Please quote the material exactly, every line of it.

** begin **

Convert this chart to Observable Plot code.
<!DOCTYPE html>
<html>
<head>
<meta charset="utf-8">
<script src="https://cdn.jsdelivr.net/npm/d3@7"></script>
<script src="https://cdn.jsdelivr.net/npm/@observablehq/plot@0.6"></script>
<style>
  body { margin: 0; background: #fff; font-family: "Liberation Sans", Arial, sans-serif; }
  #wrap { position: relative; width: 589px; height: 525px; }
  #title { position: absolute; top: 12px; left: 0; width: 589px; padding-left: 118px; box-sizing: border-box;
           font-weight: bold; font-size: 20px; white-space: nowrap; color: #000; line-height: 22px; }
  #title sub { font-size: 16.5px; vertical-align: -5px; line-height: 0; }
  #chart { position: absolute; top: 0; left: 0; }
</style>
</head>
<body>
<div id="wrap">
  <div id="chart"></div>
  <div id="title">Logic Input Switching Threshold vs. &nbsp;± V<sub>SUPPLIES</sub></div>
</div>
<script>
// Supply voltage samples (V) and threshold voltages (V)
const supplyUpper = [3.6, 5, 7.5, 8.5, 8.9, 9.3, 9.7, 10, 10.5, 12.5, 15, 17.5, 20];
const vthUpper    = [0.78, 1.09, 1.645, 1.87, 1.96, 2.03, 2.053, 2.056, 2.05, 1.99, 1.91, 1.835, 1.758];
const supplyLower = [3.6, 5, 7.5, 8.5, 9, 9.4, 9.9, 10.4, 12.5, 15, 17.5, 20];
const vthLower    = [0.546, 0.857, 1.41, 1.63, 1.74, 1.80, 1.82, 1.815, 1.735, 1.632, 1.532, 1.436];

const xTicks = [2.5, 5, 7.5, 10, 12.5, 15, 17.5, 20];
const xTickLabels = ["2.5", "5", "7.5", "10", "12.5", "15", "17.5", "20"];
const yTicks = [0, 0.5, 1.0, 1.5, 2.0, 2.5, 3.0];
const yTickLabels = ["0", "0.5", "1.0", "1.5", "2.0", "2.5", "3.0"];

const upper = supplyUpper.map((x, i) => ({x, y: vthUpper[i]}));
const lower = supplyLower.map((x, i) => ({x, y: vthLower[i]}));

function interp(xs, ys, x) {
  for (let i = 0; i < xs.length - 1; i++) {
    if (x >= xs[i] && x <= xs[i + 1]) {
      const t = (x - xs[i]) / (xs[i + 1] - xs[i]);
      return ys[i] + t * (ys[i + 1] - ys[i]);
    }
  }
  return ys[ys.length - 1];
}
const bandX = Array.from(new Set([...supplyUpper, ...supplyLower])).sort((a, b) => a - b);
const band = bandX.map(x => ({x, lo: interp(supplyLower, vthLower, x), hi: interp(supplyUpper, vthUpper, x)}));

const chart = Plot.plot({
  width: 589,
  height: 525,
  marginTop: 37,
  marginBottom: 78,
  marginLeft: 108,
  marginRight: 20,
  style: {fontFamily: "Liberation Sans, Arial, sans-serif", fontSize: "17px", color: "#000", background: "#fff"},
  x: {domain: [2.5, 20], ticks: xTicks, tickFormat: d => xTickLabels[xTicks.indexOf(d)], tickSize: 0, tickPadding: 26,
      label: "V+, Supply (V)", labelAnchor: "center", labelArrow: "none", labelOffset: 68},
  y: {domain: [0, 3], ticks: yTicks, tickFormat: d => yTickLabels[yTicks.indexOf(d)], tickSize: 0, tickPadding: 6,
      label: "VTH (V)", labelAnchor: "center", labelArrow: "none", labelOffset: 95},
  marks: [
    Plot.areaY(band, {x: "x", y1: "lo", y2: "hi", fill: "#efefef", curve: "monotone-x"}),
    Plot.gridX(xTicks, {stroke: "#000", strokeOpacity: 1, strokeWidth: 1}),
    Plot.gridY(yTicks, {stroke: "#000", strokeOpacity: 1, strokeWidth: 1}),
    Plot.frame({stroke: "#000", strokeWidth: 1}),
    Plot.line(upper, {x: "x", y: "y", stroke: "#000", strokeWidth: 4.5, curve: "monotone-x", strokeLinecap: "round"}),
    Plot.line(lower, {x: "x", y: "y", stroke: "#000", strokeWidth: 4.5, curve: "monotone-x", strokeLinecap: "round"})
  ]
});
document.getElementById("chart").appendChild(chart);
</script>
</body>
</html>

** end **

* **Response below**
Convert this chart to Observable Plot code.
<!DOCTYPE html>
<html>
<head>
<meta charset="utf-8">
<script src="https://cdn.jsdelivr.net/npm/d3@7"></script>
<script src="https://cdn.jsdelivr.net/npm/@observablehq/plot@0.6"></script>
<style>
  body { margin: 0; background: #fff; font-family: "Liberation Sans", Arial, sans-serif; }
  #wrap { position: relative; width: 589px; height: 525px; }
  #title { position: absolute; top: 12px; left: 0; width: 589px; padding-left: 118px; box-sizing: border-box;
           font-weight: bold; font-size: 20px; white-space: nowrap; color: #000; line-height: 22px; }
  #title sub { font-size: 16.5px; vertical-align: -5px; line-height: 0; }
  #chart { position: absolute; top: 0; left: 0; }
</style>
</head>
<body>
<div id="wrap">
  <div id="chart"></div>
  <div id="title">Logic Input Switching Threshold vs. &nbsp;± V<sub>SUPPLIES</sub></div>
</div>
<script>
// Supply voltage samples (V) and threshold voltages (V)
const supplyUpper = [3.6, 5, 7.5, 8.5, 8.9, 9.3, 9.7, 10, 10.5, 12.5, 15, 17.5, 20];
const vthUpper    = [0.78, 1.09, 1.645, 1.87, 1.96, 2.03, 2.053, 2.056, 2.05, 1.99, 1.91, 1.835, 1.758];
const supplyLower = [3.6, 5, 7.5, 8.5, 9, 9.4, 9.9, 10.4, 12.5, 15, 17.5, 20];
const vthLower    = [0.546, 0.857, 1.41, 1.63, 1.74, 1.80, 1.82, 1.815, 1.735, 1.632, 1.532, 1.436];

const xTicks = [2.5, 5, 7.5, 10, 12.5, 15, 17.5, 20];
const xTickLabels = ["2.5", "5", "7.5", "10", "12.5", "15", "17.5", "20"];
const yTicks = [0, 0.5, 1.0, 1.5, 2.0, 2.5, 3.0];
const yTickLabels = ["0", "0.5", "1.0", "1.5", "2.0", "2.5", "3.0"];

const upper = supplyUpper.map((x, i) => ({x, y: vthUpper[i]}));
const lower = supplyLower.map((x, i) => ({x, y: vthLower[i]}));

function interp(xs, ys, x) {
  for (let i = 0; i < xs.length - 1; i++) {
    if (x >= xs[i] && x <= xs[i + 1]) {
      const t = (x - xs[i]) / (xs[i + 1] - xs[i]);
      return ys[i] + t * (ys[i + 1] - ys[i]);
    }
  }
  return ys[ys.length - 1];
}
const bandX = Array.from(new Set([...supplyUpper, ...supplyLower])).sort((a, b) => a - b);
const band = bandX.map(x => ({x, lo: interp(supplyLower, vthLower, x), hi: interp(supplyUpper, vthUpper, x)}));

const chart = Plot.plot({
  width: 589,
  height: 525,
  marginTop: 37,
  marginBottom: 78,
  marginLeft: 108,
  marginRight: 20,
  style: {fontFamily: "Liberation Sans, Arial, sans-serif", fontSize: "17px", color: "#000", background: "#fff"},
  x: {domain: [2.5, 20], ticks: xTicks, tickFormat: d => xTickLabels[xTicks.indexOf(d)], tickSize: 0, tickPadding: 26,
      label: "V+, Supply (V)", labelAnchor: "center", labelArrow: "none", labelOffset: 68},
  y: {domain: [0, 3], ticks: yTicks, tickFormat: d => yTickLabels[yTicks.indexOf(d)], tickSize: 0, tickPadding: 6,
      label: "VTH (V)", labelAnchor: "center", labelArrow: "none", labelOffset: 95},
  marks: [
    Plot.areaY(band, {x: "x", y1: "lo", y2: "hi", fill: "#efefef", curve: "monotone-x"}),
    Plot.gridX(xTicks, {stroke: "#000", strokeOpacity: 1, strokeWidth: 1}),
    Plot.gridY(yTicks, {stroke: "#000", strokeOpacity: 1, strokeWidth: 1}),
    Plot.frame({stroke: "#000", strokeWidth: 1}),
    Plot.line(upper, {x: "x", y: "y", stroke: "#000", strokeWidth: 4.5, curve: "monotone-x", strokeLinecap: "round"}),
    Plot.line(lower, {x: "x", y: "y", stroke: "#000", strokeWidth: 4.5, curve: "monotone-x", strokeLinecap: "round"})
  ]
});
document.getElementById("chart").appendChild(chart);
</script>
</body>
</html>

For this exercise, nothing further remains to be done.